L’Observatoire dit constater l’émergence d’une minorité « porteuse d’espoir » au SPVM par rapport à la question. Environ 15% des 69 policiers interrogés ont un point de vue plus large.
Parmi les 69 policier.ière.s interrogé.e.s pour le SPVM, 24,6 % (17 sur 69) ne s’identifient pas à la majorité blanche alors qu’ils-elles ne représentent que 8 à 9 % des effectifs totaux.
Si pour la majorité des policiers il n’y a pas de problème de racisme, le groupe minoritaire dénonce «les propos et les actions racistes observés lors des conversations et des interventions sur le terrain ». Selon ces agents qui ont été victimes avant même d’entrer dans la police, cela serait constant et généralisé à l’ensemble de l’organisation.
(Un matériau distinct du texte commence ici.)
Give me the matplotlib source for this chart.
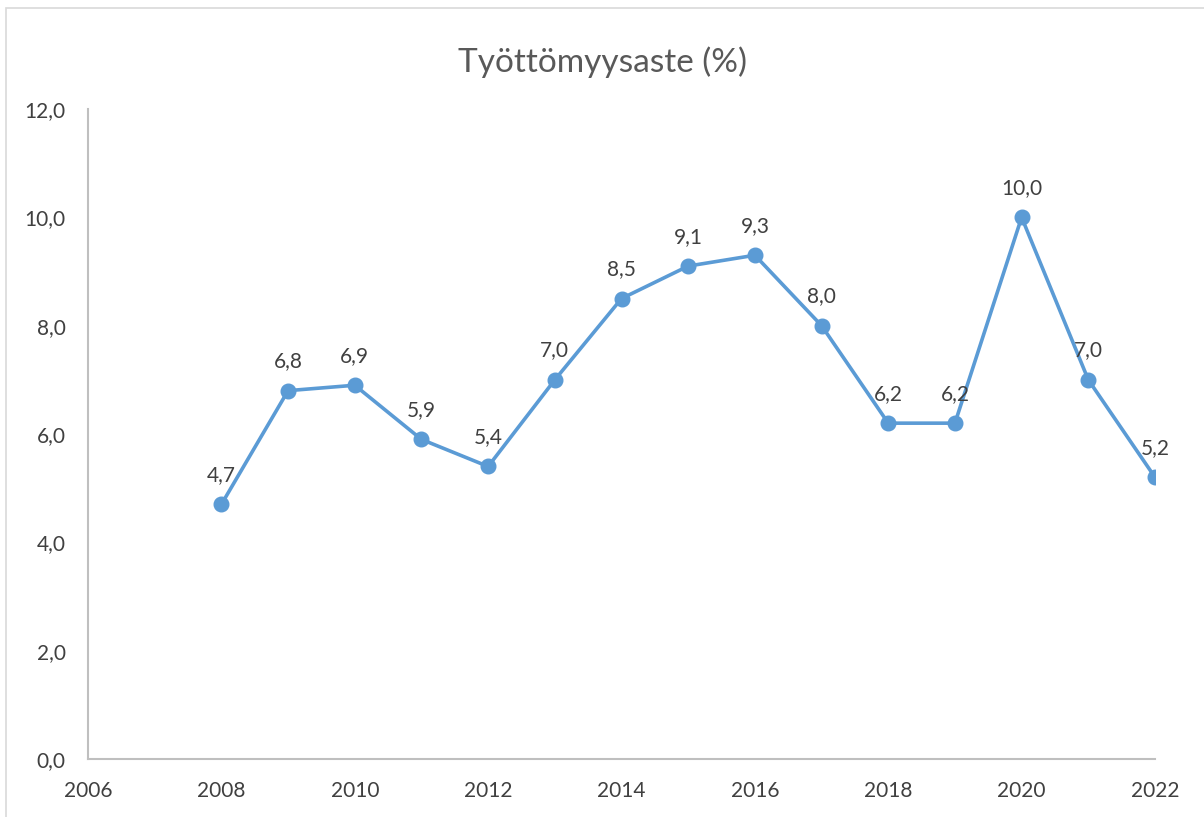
import matplotlib.pyplot as plt
from matplotlib.patches import Rectangle
from matplotlib.ticker import FuncFormatter

plt.rcParams.update({'font.family': ['Lato', 'DejaVu Sans']})

years = [2008, 2009, 2010, 2011, 2012, 2013, 2014, 2015,
         2016, 2017, 2018, 2019, 2020, 2021, 2022]
rate = [4.7, 6.8, 6.9, 5.9, 5.4, 7.0, 8.5, 9.1,
        9.3, 8.0, 6.2, 6.2, 10.0, 7.0, 5.2]

LINE_C = '#5B9BD5'
TXT_C = '#404040'
GRID_C = '#BFBFBF'

fig = plt.figure(figsize=(12.04, 8.17), dpi=100)
ax = fig.add_axes([0.0731, 0.0710, 0.8862, 0.7956])

ax.plot(years, rate, color=LINE_C, lw=2.6, marker='o', ms=10.5, zorder=3)
for x, y in zip(years, rate):
    ax.annotate(f'{y:.1f}'.replace('.', ','), (x, y), xytext=(0, 14),
                textcoords='offset points', ha='center', va='bottom',
                fontsize=15, color=TXT_C)

ax.set_xlim(2006, 2022)
ax.set_ylim(0, 12)
ax.set_xticks(range(2006, 2023, 2))
ax.set_yticks(range(0, 13, 2))
ax.yaxis.set_major_formatter(FuncFormatter(lambda v, p: f'{v:.1f}'.replace('.', ',')))
ax.tick_params(length=0, labelsize=15, labelcolor=TXT_C)
ax.tick_params(axis='y', pad=16)
ax.tick_params(axis='x', pad=16)
for s in ['top', 'right']:
    ax.spines[s].set_visible(False)
for s in ['left', 'bottom']:
    ax.spines[s].set_color(GRID_C)
    ax.spines[s].set_linewidth(1.5)

fig.text(0.5, 0.924, 'Työttömyysaste (%)', ha='center', va='center',
         fontsize=24, color='#595959')
fig.patches.append(Rectangle((6 / 1204, -0.01), 1.0, 1.0 - 8 / 817 + 0.01,
                             transform=fig.transFigure, fill=False,
                             edgecolor='#D9D9D9', lw=1.2))

fig.savefig('out.png', dpi=100)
Cette minorité brise la sacrosainte solidarité policière et la réserve envers le monde extérieur (non-policier). «En effet, une position aussi ferme et dissonante est inédite et détonne : le racisme au sein de cette institution est dénoncé par ses propres membres », relève l’étude. L’équipe de recherche met en avant le cheminement intellectuel de cette minorité de participant.e.s par sa compréhension plus large des termes de racisme, de profilage racial ou de racisme systémique.
Cette minorité racisée au sein du SPVM dénonce également des orientations stratégiques de la direction, telles que la lutte contre les gangs de rue. Leur identité racisée les empêcherait également de bénéficier de promotion au sein de l’Institution, d’où un manque de diversité constaté au sein de la direction du SPVM.
Elle estime que la direction ne les soutient pas assez aux dénonciations sur le comportement de certain.e.s collègues sur des faits de racisme.
« Pour terminer, nous pouvons dire qu’entre 2019, date du premier rapport, et 2023, date du dernier rapport, les choses ont peu évolué. Même la ligne directrice du ministère de la Sécurité publique sur les interpellations policières de novembre 2023, fait face aux critiques de chercheur.se.s et de la société civile qui la jugent insuffisante. », concluent les chercheurs de l’Observatoire.
L’Observatoire des communautés noires du Québec
Financé par la Fondation Lucie et André Chagnon, l’Observatoire des communautés noires du Québec est une initiative du Sommet Jeunes Afro qui documente les réalités socio-économiques des Afro Québécois.ses afin de contribuer à leur essor.
Il déploie des méthodes participatives de recherche pour mieux répondre aux préoccupations des communautés noires et des acteurs de terrain.